Pour ce qui est des immeubles, bien sûr, on ne les déplace pas, mais on peut obtenir une ordonnance de blocage.
Cette ordonnance est accordée par un juge. Elle fait en sorte qu’il ne pourra plus y avoir d’interventions sur l’immeuble, que ce soit des rénovations ou la vente de celui-ci, à moins d’obtenir l’autorisation du DPCP.
Si on ne bloque pas assez rapidement un immeuble et que le suspect apprend qu’il y a une enquête policière à son sujet, il pourrait être tenté de le vendre. C’est donc important de procéder rapidement. Pour cela, on doit se présenter devant le juge afin qu’il donne son autorisation.
Quant aux confiscations, elles s’obtiennent à la fin des procédures judiciaires. C’est un juge qui déterminera si on remet le bien au propriétaire inscrit, ou si on le confisque au nom du procureur général du Québec.

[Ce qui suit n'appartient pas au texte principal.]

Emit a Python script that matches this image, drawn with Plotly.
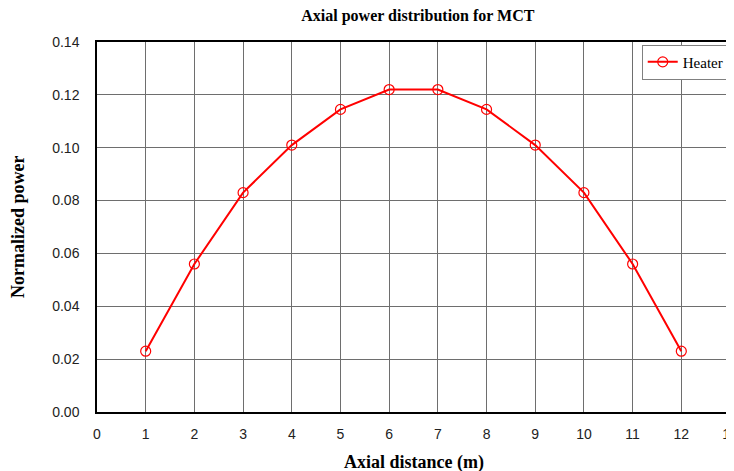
import plotly.graph_objects as go

axial_distance = [1, 2, 3, 4, 5, 6, 7, 8, 9, 10, 11, 12]
heater_power = [0.023, 0.056, 0.083, 0.101, 0.1145, 0.122, 0.122, 0.1145, 0.101, 0.083, 0.056, 0.023]
x_ticks = list(range(0, 14))
y_ticks = [0.00, 0.02, 0.04, 0.06, 0.08, 0.10, 0.12, 0.14]

# page body has an 8px default margin, so the figure is offset by 8px
OFF = 8
W, H = 734 - OFF, 471 - OFF
L, R, T, B = 97 - OFF, 4, 42 - OFF, 59

fig = go.Figure()
fig.add_trace(go.Scatter(
    x=axial_distance, y=heater_power, name="Heater",
    mode="lines+markers",
    line=dict(color="#ff0000", width=2),
    marker=dict(symbol="circle-open", size=10, color="#ff0000", line=dict(width=1.2)),
))

fig.update_layout(
    width=W, height=H,
    margin=dict(l=L, r=R, t=T, b=B, autoexpand=False),
    paper_bgcolor="white", plot_bgcolor="white",
    title=dict(text="<b>Axial power distribution for MCT</b>", x=(L + (W - R)) / 2 / W + 0.006,
               xanchor="center", yref="container", y=1 - (15 - OFF) / H, yanchor="middle",
               font=dict(family="Liberation Serif", size=16, color="black")),
    showlegend=True,
    legend=dict(x=0.998, y=0.993, xanchor="right", yanchor="top",
                bgcolor="white", bordercolor="#808080", borderwidth=1,
                font=dict(family="Liberation Serif", size=15, color="black"),
                itemwidth=30, tracegroupgap=0),
    xaxis=dict(range=[0, 13], tickvals=x_ticks, ticks="", showgrid=True,
               gridcolor="#6e6e6e", gridwidth=1, showline=True, linecolor="black",
               linewidth=1.5, mirror=True, zeroline=False, automargin=False,
               ticklabelstandoff=8, ticklabeloverflow="allow",
               tickfont=dict(family="Liberation Sans", size=14, color="#222222")),
    yaxis=dict(range=[0, 0.14], tickvals=y_ticks, tickformat=".2f", ticks="",
               showgrid=True, gridcolor="#6e6e6e", gridwidth=1, showline=True,
               linecolor="black", linewidth=1.5, mirror=True, zeroline=False,
               automargin=False, ticklabelstandoff=13,
               tickfont=dict(family="Liberation Sans", size=14, color="#222222")),
    annotations=[
        dict(text="<b>Axial distance (m)</b>", xref="paper", yref="paper",
             x=0.5, y=-(462 - (471 - B)) / (H - T - B), xanchor="center", yanchor="middle",
             showarrow=False, font=dict(family="Liberation Serif", size=18, color="black")),
        dict(text="<b>Normalized power</b>", xref="paper", yref="paper",
             x=-(97 - 18) / (W - L - R), y=0.5, xanchor="center", yanchor="middle",
             textangle=-90, showarrow=False,
             font=dict(family="Liberation Serif", size=18, color="black")),
    ],
)

fig.write_html("out.html")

Le Service de la gestion des biens s’occupe donc des biens en attendant la fin des procédures judiciaires. Lorsque ces biens sont finalement confisqués, le DPCP peut procéder à la vente.
Les sommes recueillies sont ensuite partagées entre les bénéficiaires conformément au décret gouvernemental instauré en 1999.
À ce propos, à qui est retourné cet argent?
MO : Par exemple, pour la dernière année financière, un peu plus de 16 M$ ont été partagés.
L’autre moitié est séparée entre les corps policiers qui ont participé aux opérations, en fonction du pourcentage que représente leur participation aux opérations policières à l’origine de la confiscation.
Pour ce qui est du reste des sommes amassées – ce qui dépasse les 5 M$ :
- la moitié va au fonds consolidé au ministère des Finances – donc aux Québécois;
- l’autre moitié est répartie dans chacun des corps policiers ayant participé aux opérations qui ont mené à la confiscation, ou encore dans les villes où ils sont situés.
Ça devient intéressant, pour la société, de réinvestir cet argent dans des enquêtes ou des organismes communautaires qui doivent faire de la prévention en matière de criminalité.
On soustrait des biens à des criminels d’un côté, tout en amenant des solutions à des groupes qui préviennent la criminalité de l’autre.
Me Sonia Paquet (SP) : Bien entendu, il faut qu’il y ait un bénéfice pour l’ensemble des Québécois, mais celui-ci n’est pas exclusivement d’ordre financier; il y a aussi parfois des raisons sociales pour saisir ou bloquer un bien.
Par exemple, une maison qui aurait servi à faire pousser du cannabis, ou encore un repaire prisé par les groupes criminels pourraient être bloqués et confisqués pour en changer la vocation, ou encore pour procéder à leur destruction.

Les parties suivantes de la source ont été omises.